Recent Innovations and Future Trends

Driven by the demand for ever-higher precision and longer mission lives, reaction wheel technology continues to evolve.

Hybrid Attitude Control Systems

Many modern satellites use hybrid systems that combine reaction wheels with magnetic torquers or CMGs. The reaction wheels handle fine pointing, while magnetic torquers provide continuous desaturation without propellant. For high-agility missions, CMGs provide higher torque while reaction wheels handle fine adjustments. The European Data Relay System (EDRS) satellites, for example, use a combination of reaction wheels and CMGs to rapidly point laser communication terminals from one ground station to another.

Advanced Materials and Magnetic Bearings

Research into magnetic levitation bearings aims to eliminate mechanical wear entirely. Although still heavier than traditional bearings, magnetically suspended reaction wheels can potentially operate for decades without degradation. NASA’s Glenn Research Center has developed experimental magnetic bearing wheels for future deep-space missions. Additionally, new composite rotors allow higher spin speeds with lower mass, increasing momentum storage capacity.
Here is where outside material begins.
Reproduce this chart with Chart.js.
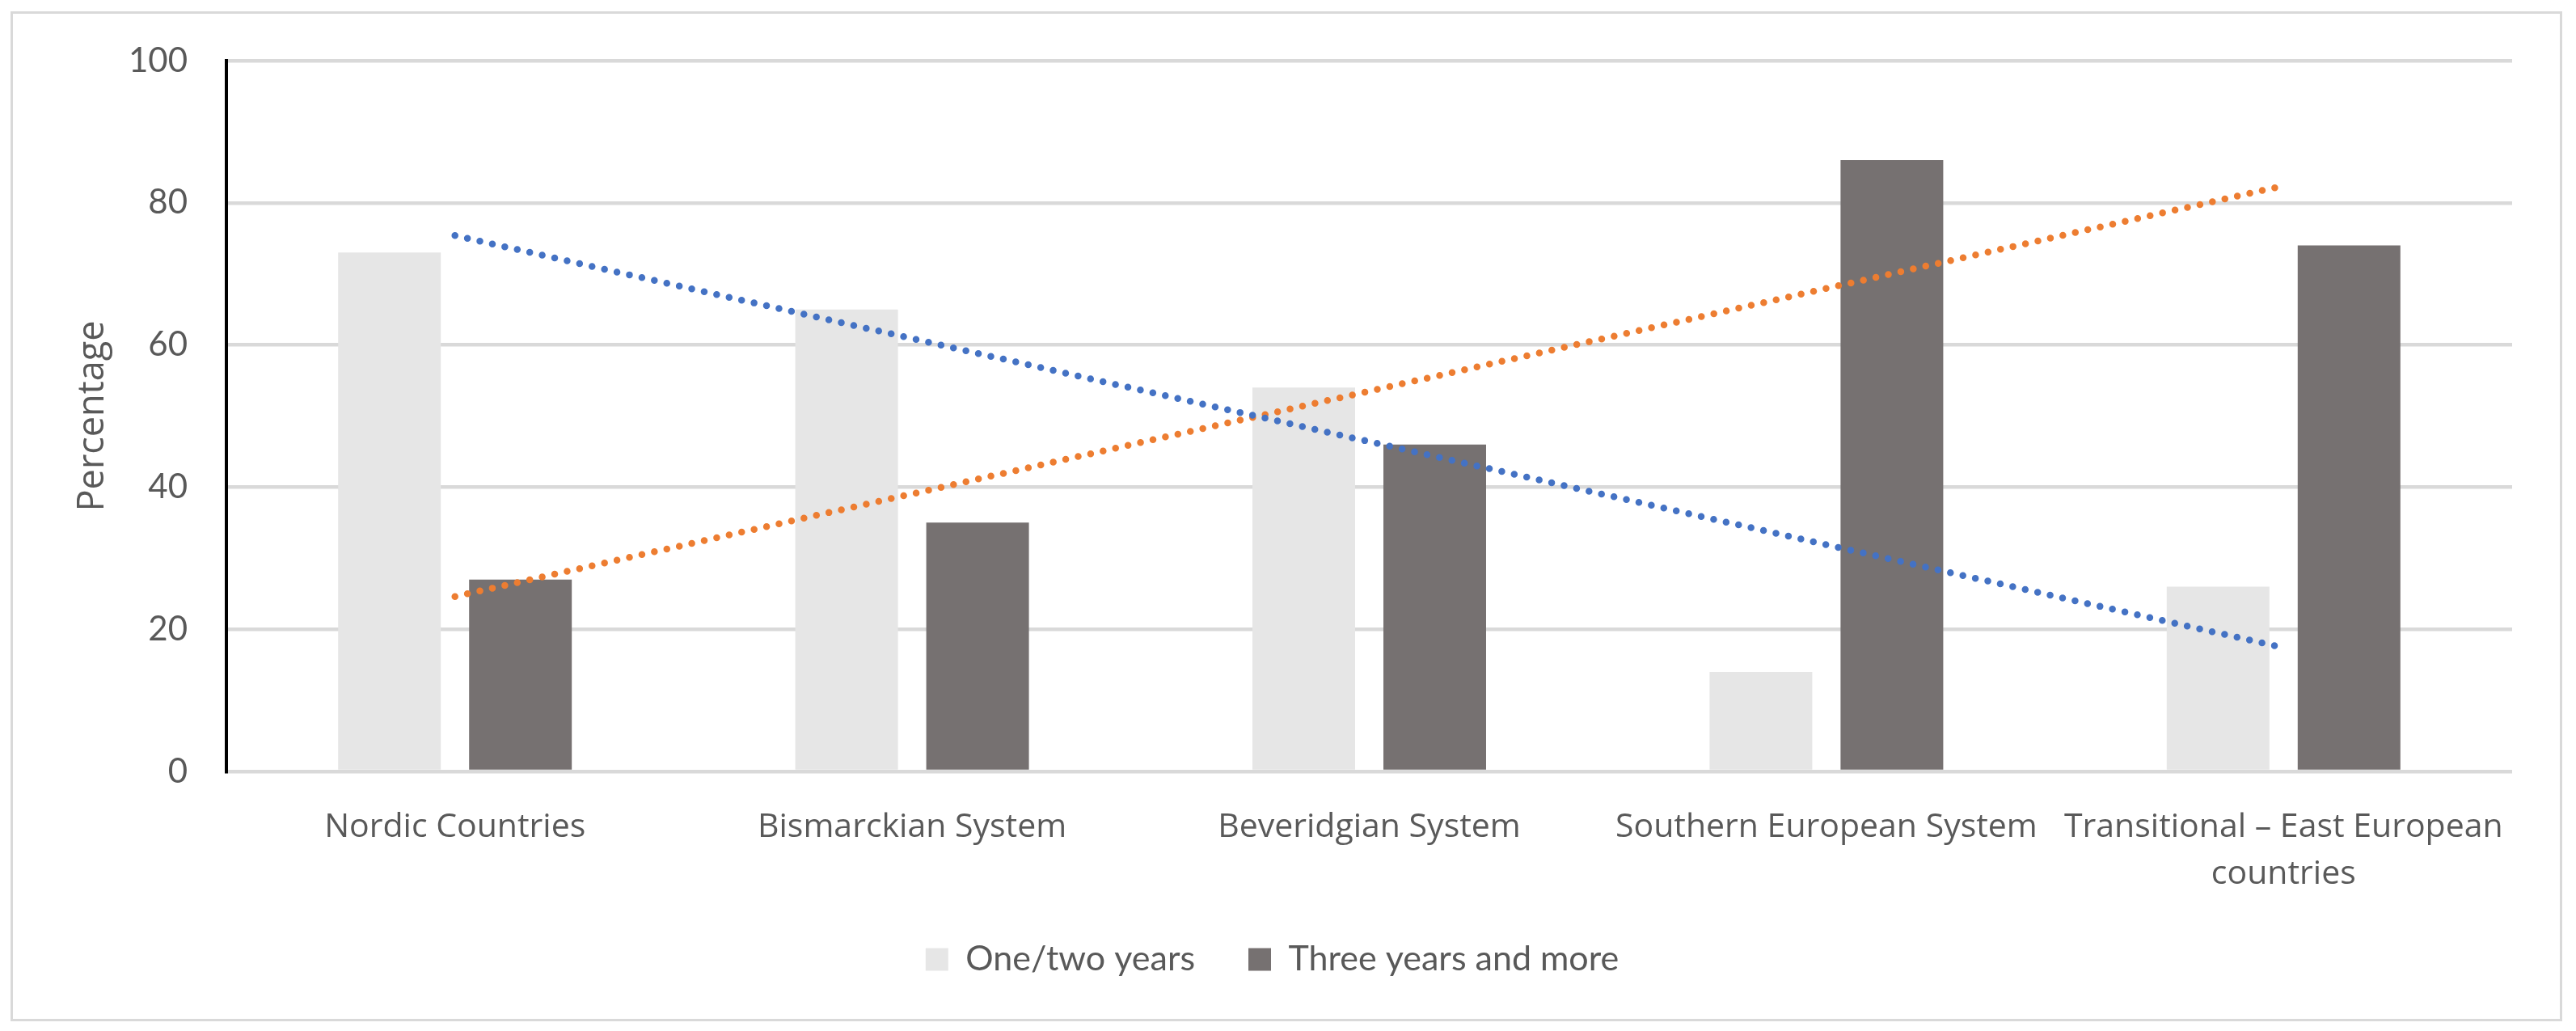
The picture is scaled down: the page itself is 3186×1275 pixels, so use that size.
<!DOCTYPE html>
<html>
<head>
<meta charset="utf-8">
<script src="https://cdn.jsdelivr.net/npm/chart.js@4"></script>
<style>
  html, body { margin: 0; padding: 0; background: #ffffff; }
  #wrap { width: 3186px; height: 1275px; }
</style>
</head>
<body>
<div id="wrap"><canvas id="c" width="3186" height="1275"></canvas></div>
<script>
const categories = [
  "Nordic Countries",
  "Bismarckian System",
  "Beveridgian System",
  "Southern European System",
  ["Transitional \u2013 East European", "countries"]
];
const oneTwoYears = [73, 65, 54, 14, 26];
const threeYearsMore = [27, 35, 46, 86, 74];
// Linear trendline end values (first and last category)
const trendOneTwo = [75.4, null, null, null, 17.4];
const trendThree = [24.6, null, null, null, 82.4];
const yTicks = [0, 20, 40, 60, 80, 100];

const FONT = "Lato, 'Open Sans', sans-serif";
const FONT2 = "'Open Sans', Lato, sans-serif";
const TEXT = "#595959";

const framePlugin = {
  id: 'frame',
  beforeDraw(chart) {
    const ctx = chart.ctx;
    ctx.save();
    ctx.fillStyle = '#ffffff';
    ctx.fillRect(0, 0, chart.width, chart.height);
    ctx.strokeStyle = '#D9D9D9';
    ctx.lineWidth = 3;
    ctx.strokeRect(14.5, 15.5, 3153, 1246);
    ctx.restore();
  }
};

new Chart(document.getElementById('c'), {
  data: {
    labels: categories,
    datasets: [
      {
        type: 'line',
        label: 'Linear (One/two years)',
        data: trendOneTwo,
        spanGaps: true,
        borderColor: '#4472C4',
        borderWidth: 8.5,
        borderDash: [0, 15.8],
        borderCapStyle: 'round',
        pointRadius: 0,
        fill: false,
        order: 0
      },
      {
        type: 'line',
        label: 'Linear (Three years and more)',
        data: trendThree,
        spanGaps: true,
        borderColor: '#ED7D31',
        borderWidth: 8.5,
        borderDash: [0, 15.8],
        borderCapStyle: 'round',
        pointRadius: 0,
        fill: false,
        order: 0
      },
      {
        type: 'bar',
        label: 'One/two years',
        data: oneTwoYears,
        backgroundColor: '#E6E6E6',
        borderWidth: 0,
        categoryPercentage: 0.573,
        barPercentage: 0.784,
        order: 1
      },
      {
        type: 'bar',
        label: 'Three years and more',
        data: threeYearsMore,
        backgroundColor: '#767171',
        borderWidth: 0,
        categoryPercentage: 0.573,
        barPercentage: 0.784,
        order: 1
      }
    ]
  },
  options: {
    responsive: false,
    devicePixelRatio: 1,
    animation: false,
    layout: { padding: { left: 40, right: 79, top: 75, bottom: 57 } },
    plugins: {
      tooltip: { enabled: false },
      legend: {
        position: 'bottom',
        labels: {
          filter: (item, data) => data.datasets[item.datasetIndex].type === 'bar',
          boxWidth: 28,
          boxHeight: 28,
          padding: 66,
          color: TEXT,
          font: { family: FONT, size: 43 }
        }
      }
    },
    scales: {
      x: {
        grid: { display: false, drawTicks: false },
        border: { display: false },
        ticks: {
          color: TEXT,
          font: { family: FONT2, size: 41, lineHeight: 1.42 },
          padding: 40,
          maxRotation: 0,
          minRotation: 0,
          autoSkip: false
        },
        afterFit: (s) => { s.height = 145; }
      },
      y: {
        min: 0,
        max: 100,
        afterBuildTicks: (s) => { s.ticks = yTicks.map(v => ({ value: v })); },
        grid: { color: '#D9D9D9', lineWidth: 4.5, drawTicks: false },
        border: { display: true, color: '#000000', width: 4 },
        ticks: {
          color: TEXT,
          font: { family: FONT, size: 42 },
          padding: 48
        },
        title: {
          display: true,
          text: 'Percentage',
          color: TEXT,
          font: { family: FONT2, size: 45 },
          padding: { top: 48, bottom: 0 }
        },
        afterFit: (s) => { s.width = 240; }
      }
    }
  },
  plugins: [framePlugin]
});
</script>
</body>
</html>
Miniaturization for Small Satellites

The rise of CubeSats and small satellites has spurred development of tiny reaction wheels that fit within a 1U or 2U form factor. Companies like Sinclair Interplanetary (now part of Rocket Lab) produce commercial off-the-shelf reaction wheels for nanosatellites. These miniature wheels offer precision attitude control for Earth observation and communications constellations, enabling capabilities once limited to large spacecraft.

Saturation Management via Solar Radiation Pressure

For long-duration interplanetary missions, solar radiation pressure can be used to desaturate reaction wheels without propellant. By adjusting the spacecraft’s solar panels or attitude relative to the Sun, the small but continuous force of sunlight can gently change the spacecraft’s angular momentum. This technique is used by missions like BepiColombo, en route to Mercury, to reduce propellant consumption.

Software-Defined Control and Fault Tolerance

Advanced control algorithms, including adaptive controllers and machine learning, are being developed to optimize wheel usage and detect impending failures earlier. Redundant wheel configurations with four-wheel “pyramid” mounts allow graceful degradation after a wheel failure, as demonstrated by the Kepler spacecraft (though ultimately insufficient). Future spacecraft may feature fully autonomous fault detection and reconfiguration.

Conclusion

Reaction wheels are a cornerstone of modern satellite navigation, enabling the fine pointing and stability required for GPS, Earth observation, scientific research, and telecommunications. Their ability to provide precise torque without consuming propellant makes them indispensable for long-duration missions, while ongoing innovations continue to extend their performance and reliability. Although challenges such as saturation, bearing wear, and torque limits persist, hybrid systems, advanced materials, and new control techniques are steadily overcoming these hurdles. As satellite constellations grow and scientific goals become more ambitious, reaction wheels will remain a critical technology for accurate and efficient spacecraft navigation.